■ **Problem details**
From the first line of the data below through the line bearing "import numpy as np", reproduce each line exactly; do not include pictures.

■ **Data excerpt**
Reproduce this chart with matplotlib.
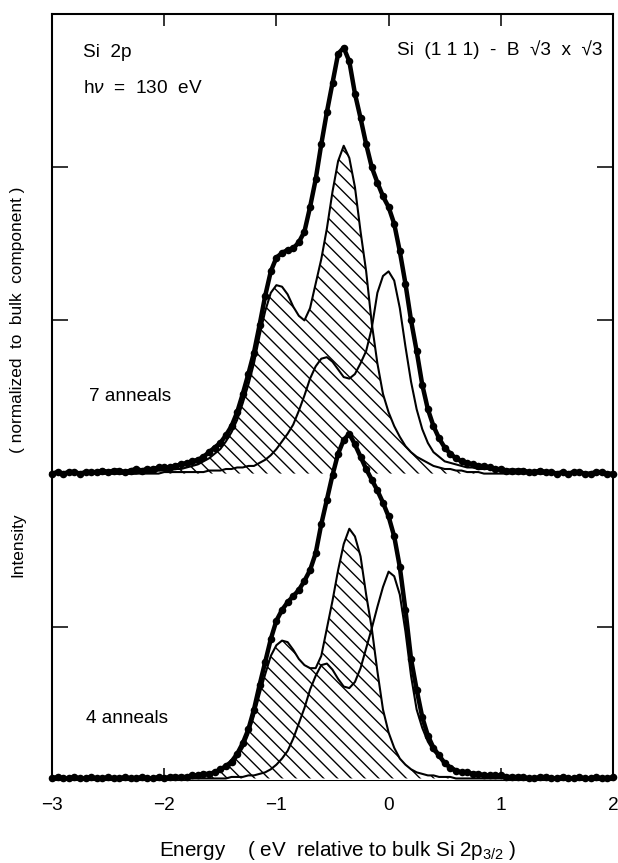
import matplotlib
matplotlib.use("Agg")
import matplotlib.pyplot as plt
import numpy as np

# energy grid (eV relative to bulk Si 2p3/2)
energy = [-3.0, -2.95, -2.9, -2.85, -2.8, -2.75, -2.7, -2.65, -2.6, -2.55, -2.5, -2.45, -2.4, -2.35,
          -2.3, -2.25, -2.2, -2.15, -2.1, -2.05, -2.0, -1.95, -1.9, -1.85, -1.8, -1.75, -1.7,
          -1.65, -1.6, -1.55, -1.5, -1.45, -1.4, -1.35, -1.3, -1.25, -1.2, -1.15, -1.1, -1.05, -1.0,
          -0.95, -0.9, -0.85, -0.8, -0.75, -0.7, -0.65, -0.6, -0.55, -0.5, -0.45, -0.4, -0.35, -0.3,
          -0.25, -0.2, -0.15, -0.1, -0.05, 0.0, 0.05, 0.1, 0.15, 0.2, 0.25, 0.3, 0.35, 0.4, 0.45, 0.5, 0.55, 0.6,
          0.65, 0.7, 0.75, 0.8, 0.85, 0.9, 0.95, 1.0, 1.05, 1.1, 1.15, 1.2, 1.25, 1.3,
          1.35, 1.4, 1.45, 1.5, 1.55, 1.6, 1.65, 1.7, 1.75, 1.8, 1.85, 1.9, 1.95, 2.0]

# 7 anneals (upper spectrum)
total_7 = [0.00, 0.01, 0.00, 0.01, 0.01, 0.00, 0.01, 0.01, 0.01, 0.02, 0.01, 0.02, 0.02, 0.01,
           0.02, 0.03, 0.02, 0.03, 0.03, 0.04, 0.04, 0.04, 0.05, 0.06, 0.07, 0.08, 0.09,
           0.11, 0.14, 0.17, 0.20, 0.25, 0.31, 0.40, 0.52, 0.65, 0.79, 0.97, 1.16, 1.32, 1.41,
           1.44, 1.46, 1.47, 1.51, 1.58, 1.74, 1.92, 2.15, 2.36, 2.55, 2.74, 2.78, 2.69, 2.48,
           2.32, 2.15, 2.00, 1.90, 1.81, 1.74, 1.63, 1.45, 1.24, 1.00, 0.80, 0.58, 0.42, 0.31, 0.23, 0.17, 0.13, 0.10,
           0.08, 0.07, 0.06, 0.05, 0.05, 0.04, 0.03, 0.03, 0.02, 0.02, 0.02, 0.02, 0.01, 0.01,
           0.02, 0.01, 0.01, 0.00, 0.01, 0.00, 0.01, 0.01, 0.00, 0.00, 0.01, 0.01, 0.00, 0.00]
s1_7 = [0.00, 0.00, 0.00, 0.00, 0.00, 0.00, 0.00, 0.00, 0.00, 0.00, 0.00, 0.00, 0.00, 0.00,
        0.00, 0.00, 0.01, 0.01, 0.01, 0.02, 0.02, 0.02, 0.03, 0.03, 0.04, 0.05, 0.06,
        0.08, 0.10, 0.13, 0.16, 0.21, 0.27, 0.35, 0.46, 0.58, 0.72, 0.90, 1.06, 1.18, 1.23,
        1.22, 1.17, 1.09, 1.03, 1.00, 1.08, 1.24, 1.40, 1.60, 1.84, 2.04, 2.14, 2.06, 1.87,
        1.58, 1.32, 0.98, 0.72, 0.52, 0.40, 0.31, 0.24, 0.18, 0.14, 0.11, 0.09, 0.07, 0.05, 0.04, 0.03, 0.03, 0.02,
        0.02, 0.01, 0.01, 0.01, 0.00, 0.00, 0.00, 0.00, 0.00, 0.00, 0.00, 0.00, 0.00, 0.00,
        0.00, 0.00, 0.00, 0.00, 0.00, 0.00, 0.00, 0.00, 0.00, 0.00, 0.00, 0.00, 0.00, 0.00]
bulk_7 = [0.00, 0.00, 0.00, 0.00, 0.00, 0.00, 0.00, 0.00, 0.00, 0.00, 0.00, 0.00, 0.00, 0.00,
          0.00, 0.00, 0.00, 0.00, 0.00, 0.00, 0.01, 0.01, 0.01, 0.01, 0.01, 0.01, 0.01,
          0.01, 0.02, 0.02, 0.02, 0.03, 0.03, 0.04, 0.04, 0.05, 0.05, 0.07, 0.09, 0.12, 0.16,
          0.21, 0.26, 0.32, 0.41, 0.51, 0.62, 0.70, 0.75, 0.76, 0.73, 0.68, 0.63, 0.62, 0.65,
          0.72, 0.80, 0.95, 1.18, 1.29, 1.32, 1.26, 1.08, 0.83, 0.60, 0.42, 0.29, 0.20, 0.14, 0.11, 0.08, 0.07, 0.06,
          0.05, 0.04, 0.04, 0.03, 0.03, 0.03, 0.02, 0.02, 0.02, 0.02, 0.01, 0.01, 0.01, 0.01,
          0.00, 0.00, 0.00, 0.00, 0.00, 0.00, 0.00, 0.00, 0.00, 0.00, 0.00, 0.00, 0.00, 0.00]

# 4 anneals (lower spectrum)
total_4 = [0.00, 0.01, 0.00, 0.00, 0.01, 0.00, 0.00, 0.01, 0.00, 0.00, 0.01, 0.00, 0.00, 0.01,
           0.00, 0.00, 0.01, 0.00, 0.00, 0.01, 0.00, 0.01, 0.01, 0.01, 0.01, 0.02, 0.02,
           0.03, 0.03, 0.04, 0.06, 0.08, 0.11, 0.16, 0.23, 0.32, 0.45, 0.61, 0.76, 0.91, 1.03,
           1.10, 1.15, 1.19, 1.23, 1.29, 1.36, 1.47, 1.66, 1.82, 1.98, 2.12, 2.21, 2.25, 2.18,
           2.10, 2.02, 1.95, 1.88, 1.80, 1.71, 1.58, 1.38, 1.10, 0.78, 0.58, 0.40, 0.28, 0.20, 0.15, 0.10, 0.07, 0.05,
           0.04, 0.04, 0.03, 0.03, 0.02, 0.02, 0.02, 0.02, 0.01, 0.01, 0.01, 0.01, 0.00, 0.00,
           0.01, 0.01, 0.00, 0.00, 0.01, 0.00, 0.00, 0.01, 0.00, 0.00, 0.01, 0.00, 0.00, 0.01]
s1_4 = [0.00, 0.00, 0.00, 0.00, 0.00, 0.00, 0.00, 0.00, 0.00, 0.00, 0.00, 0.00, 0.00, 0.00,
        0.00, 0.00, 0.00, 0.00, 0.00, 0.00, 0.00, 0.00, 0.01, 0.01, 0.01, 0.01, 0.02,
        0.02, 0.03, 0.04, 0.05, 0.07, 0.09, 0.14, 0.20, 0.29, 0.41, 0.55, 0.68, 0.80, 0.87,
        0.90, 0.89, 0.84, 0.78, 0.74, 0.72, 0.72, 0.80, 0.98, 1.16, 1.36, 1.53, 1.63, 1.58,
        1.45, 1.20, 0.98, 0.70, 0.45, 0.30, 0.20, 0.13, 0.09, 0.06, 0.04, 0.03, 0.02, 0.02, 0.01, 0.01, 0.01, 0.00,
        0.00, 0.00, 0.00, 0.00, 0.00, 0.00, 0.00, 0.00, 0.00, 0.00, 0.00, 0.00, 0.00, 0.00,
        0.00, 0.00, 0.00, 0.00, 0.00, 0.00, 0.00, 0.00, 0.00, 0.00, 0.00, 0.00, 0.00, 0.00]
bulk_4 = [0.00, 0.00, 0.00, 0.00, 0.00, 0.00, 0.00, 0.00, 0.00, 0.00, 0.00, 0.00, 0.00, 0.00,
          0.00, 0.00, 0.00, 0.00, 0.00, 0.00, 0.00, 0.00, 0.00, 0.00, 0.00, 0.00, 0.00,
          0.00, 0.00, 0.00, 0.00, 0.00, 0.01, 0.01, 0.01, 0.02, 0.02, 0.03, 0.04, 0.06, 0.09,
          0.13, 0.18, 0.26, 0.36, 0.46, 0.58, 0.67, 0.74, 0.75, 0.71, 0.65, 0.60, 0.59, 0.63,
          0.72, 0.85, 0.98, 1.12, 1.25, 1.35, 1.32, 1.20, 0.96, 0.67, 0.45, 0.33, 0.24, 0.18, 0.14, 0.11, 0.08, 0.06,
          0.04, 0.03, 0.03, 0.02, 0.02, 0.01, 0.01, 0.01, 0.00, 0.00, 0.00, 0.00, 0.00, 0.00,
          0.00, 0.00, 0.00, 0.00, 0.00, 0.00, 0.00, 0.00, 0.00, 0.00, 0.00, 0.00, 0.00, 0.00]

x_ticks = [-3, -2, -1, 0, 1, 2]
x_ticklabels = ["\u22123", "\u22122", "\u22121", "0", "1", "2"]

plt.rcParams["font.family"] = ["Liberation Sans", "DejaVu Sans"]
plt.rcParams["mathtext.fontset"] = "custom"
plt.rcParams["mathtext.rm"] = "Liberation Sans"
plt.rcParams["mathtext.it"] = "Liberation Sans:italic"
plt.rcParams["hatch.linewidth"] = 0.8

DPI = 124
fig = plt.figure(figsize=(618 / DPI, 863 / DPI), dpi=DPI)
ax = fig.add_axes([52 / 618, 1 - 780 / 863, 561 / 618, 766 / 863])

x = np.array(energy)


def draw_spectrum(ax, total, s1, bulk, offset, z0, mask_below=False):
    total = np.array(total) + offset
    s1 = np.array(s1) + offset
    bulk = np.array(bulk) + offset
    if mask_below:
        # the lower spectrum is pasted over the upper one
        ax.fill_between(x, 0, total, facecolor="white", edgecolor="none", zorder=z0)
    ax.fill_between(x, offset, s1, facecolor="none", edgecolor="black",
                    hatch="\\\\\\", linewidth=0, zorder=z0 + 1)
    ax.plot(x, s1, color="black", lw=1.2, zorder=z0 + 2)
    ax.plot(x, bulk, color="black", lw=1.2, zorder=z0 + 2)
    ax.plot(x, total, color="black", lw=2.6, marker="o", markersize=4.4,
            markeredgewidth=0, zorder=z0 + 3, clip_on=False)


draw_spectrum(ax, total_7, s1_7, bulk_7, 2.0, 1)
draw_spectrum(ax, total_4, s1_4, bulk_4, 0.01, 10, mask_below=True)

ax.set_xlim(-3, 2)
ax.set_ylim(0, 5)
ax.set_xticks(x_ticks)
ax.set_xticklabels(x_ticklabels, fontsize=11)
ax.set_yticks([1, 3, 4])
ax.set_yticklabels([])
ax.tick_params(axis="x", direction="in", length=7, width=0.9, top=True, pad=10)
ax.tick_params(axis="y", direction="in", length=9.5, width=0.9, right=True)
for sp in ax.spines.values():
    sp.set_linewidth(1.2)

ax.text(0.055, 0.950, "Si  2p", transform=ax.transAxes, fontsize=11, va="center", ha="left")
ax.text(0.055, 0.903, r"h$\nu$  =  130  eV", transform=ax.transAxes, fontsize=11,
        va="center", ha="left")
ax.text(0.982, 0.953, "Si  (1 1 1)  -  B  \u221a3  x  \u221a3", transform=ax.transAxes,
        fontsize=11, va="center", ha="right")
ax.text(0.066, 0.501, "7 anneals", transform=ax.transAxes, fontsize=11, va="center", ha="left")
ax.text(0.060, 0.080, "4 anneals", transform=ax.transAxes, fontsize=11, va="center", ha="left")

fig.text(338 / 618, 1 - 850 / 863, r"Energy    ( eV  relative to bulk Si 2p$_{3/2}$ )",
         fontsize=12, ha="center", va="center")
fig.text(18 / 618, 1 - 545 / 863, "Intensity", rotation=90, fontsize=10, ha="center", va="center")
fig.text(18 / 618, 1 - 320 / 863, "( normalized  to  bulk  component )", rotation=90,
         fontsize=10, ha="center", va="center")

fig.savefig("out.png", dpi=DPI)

■ **Problem solution**
Reproduce this chart with matplotlib.
import matplotlib
matplotlib.use("Agg")
import matplotlib.pyplot as plt
import numpy as np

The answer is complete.